Despite the gloomy outlook for funding, the association likes some things in the governor's proposed budget, Weeks says. They include, for example, money to provide an additional 100 beds at boarding homes in the state for patients with dementia, which could help delay some patients' entry into more expensive dementia units at nursing homes, Weeks says. He also says it's a positive sign that the governor's budget doesn't propose cuts in reimbursement levels for boarding homes.
Policy issues take a back seat
Marr says that trying to advance any policy proposals that would cost the state money likely will be a tough sell in this legislative session.
"Prior to the start of session there were suggestions we could look at increased funding for unpaid family caregivers, funding for fall prevention, dental access pilot (programs) for seniors, or a seniors farmers market. At this point those things look very, very difficult to try to pull out," Marr says. "You may see some policy movement, but it's going to have to be those things without a fiscal note."
Weeks says that because the budget is such a huge issue, the association is focusing on just two policy issues this session.
One is a revision to make more transparent the process through which the Department of Social and Health Services' Aging & Disability Services Administration sets rates for boarding homes, Weeks says.
"We think they should have to go through a public process," including holding public hearings on new rates and explaining what's considered in setting the rates, Weeks says. Currently, the department issues a rule each year, with little explanation of the process by which it has determined reimbursements, he asserts.
The other policy issue the association hopes to highlight is regulation of companies that charge boarding homes and nursing homes fees for placing residents in their facilities. Weeks says such "Medicaid placement services" aren't regulated, and the association is concerned that some of them might encourage families to move their elderly members from one facility to another unnecessarily merely to collect fees. Weeks asserts that when the services talk with families in hospitals, hospitals sometimes think a free social-work service is being offered to patients ready for discharge, but some nursing homes have sought legal protection to keep Medicaid placement services from intercepting family members of clients in their facilities' parking lots to talk with them about relocating elderly family members.
"We'll see what's reasonable regulation for these folks," Weeks says, adding that several legislators have already asked him about the issue, indicating that it's been raised as a concern by their constituents.
A number of key issues last year were resolved favorably in the Legislature, including passage of legislation to expand the giving of medications in boarding homes and changes in how capital funds are distributed so the oldest facilities receive priority for capital projects, Weeks says.

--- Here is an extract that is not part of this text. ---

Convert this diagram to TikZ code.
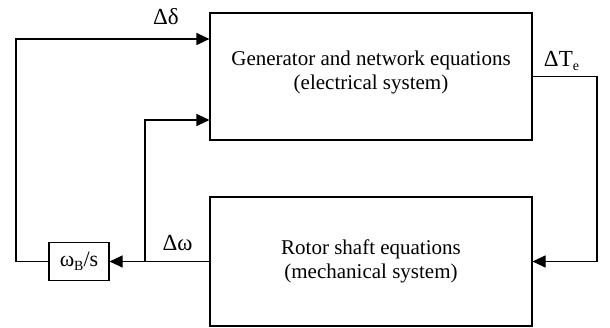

Meanwhile, a court decision recently declared unconstitutional a law passed last year that prevented boarding homes from dropping their Medicaid contracts if they housed clients who are on Medicaid or who are anticipated to become eligible for Medicaid later. Weeks says the association supports requiring such homes to notify patients when they're admitted whether the homes will accept Medicaid in the future, but believes that the law that was passed last year was unconstitutional.
Last year, the Legislature also passed legislation requiring disclosure of how premiums might increase over time for long-term care insurance policies in Washington, protecting consumers who buy those policies, Marr says.